A criminal indictment was filed against Sedat Ergin, editor-in-chief of the country’s most influential newspaper, Hurriyet. Prosecutors demanded up to five years in prison for Ergin, for allegedly insulting President Erdogan. The indictment claims that Hurriyet insulted the president by paraphrasing what the president had said.
“[T]his is a ‘democracy’ with a growingly diminishing freedom of speech. It is ‘democracy’ where the ‘voice of the nation,’ which practically is the voice of the political majority and its glorified leader, intimidates and silences dissenting voices.” — Mustafa Akyol, columnist, Hurriyet.
According to a report by the Turkish Journalists Association, 500 journalists were fired in Turkey in 2015, while 70 others were subjected to physical violence. Thirty journalists remain in prison, mostly on terrorism charges.

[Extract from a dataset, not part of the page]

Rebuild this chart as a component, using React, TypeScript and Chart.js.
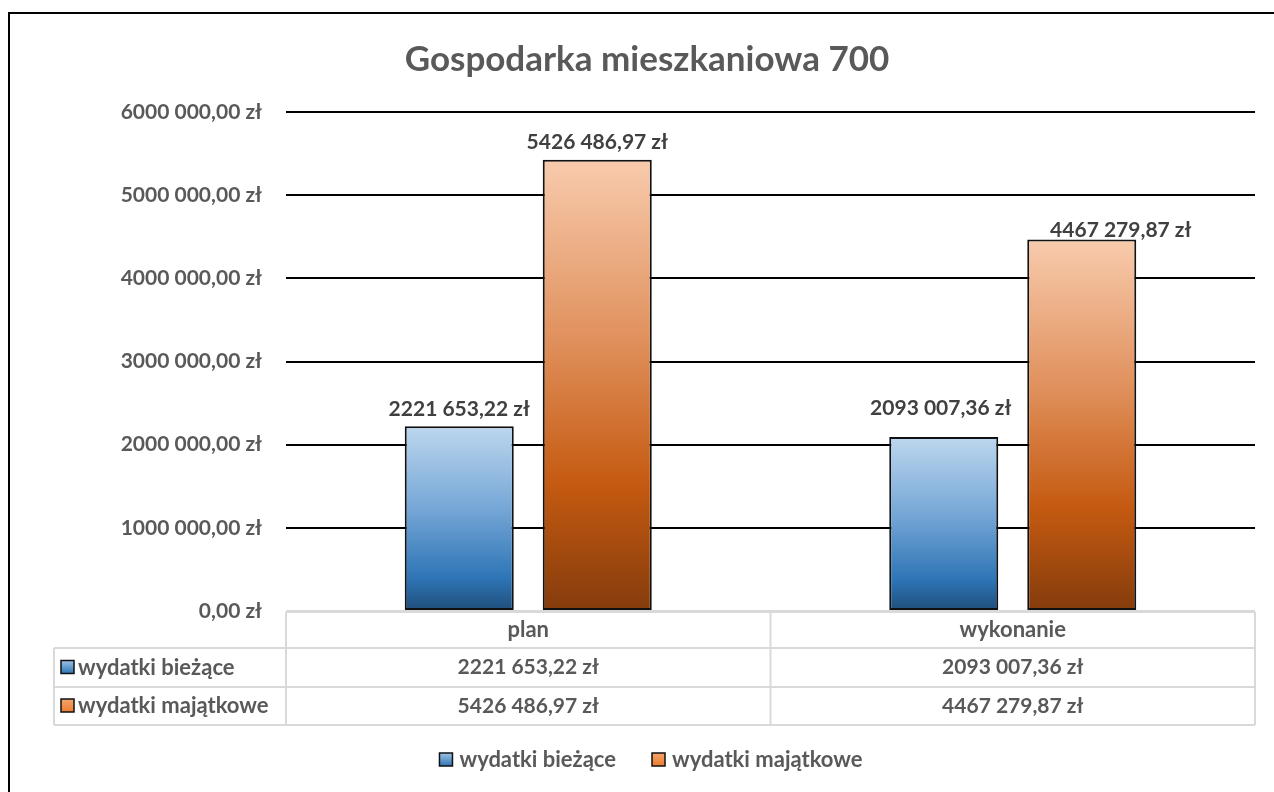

Needless to say, the unfortunate journalists invariably are known to be critical of Erdogan.
Europe, cherishing its “transactional” relations with Turkey, prefers to look the other way and whistle. All the EU could say about the prosecution of academics was that it is “extremely worrying.” Brussels cannot see that Turkish affairs passed the threshold of “extremely worrying” a long time ago.
Defending his quest for an executive presidential system Turkish President Recep Tayyip Erdogan cited Hitler’s Germany as an effective form of government. Yes, he said, you can have the presidential system in a unitary state as in Hitler’s Germany. His office later claimed that the president’s “Hitler’s Germany” metaphor had been “distorted” by the media. Erdogan’s words on Hitler’s Germany may or may not have been distorted, but the way he rules Turkey reminds one powerfully of how Hitler ruled the Third Reich.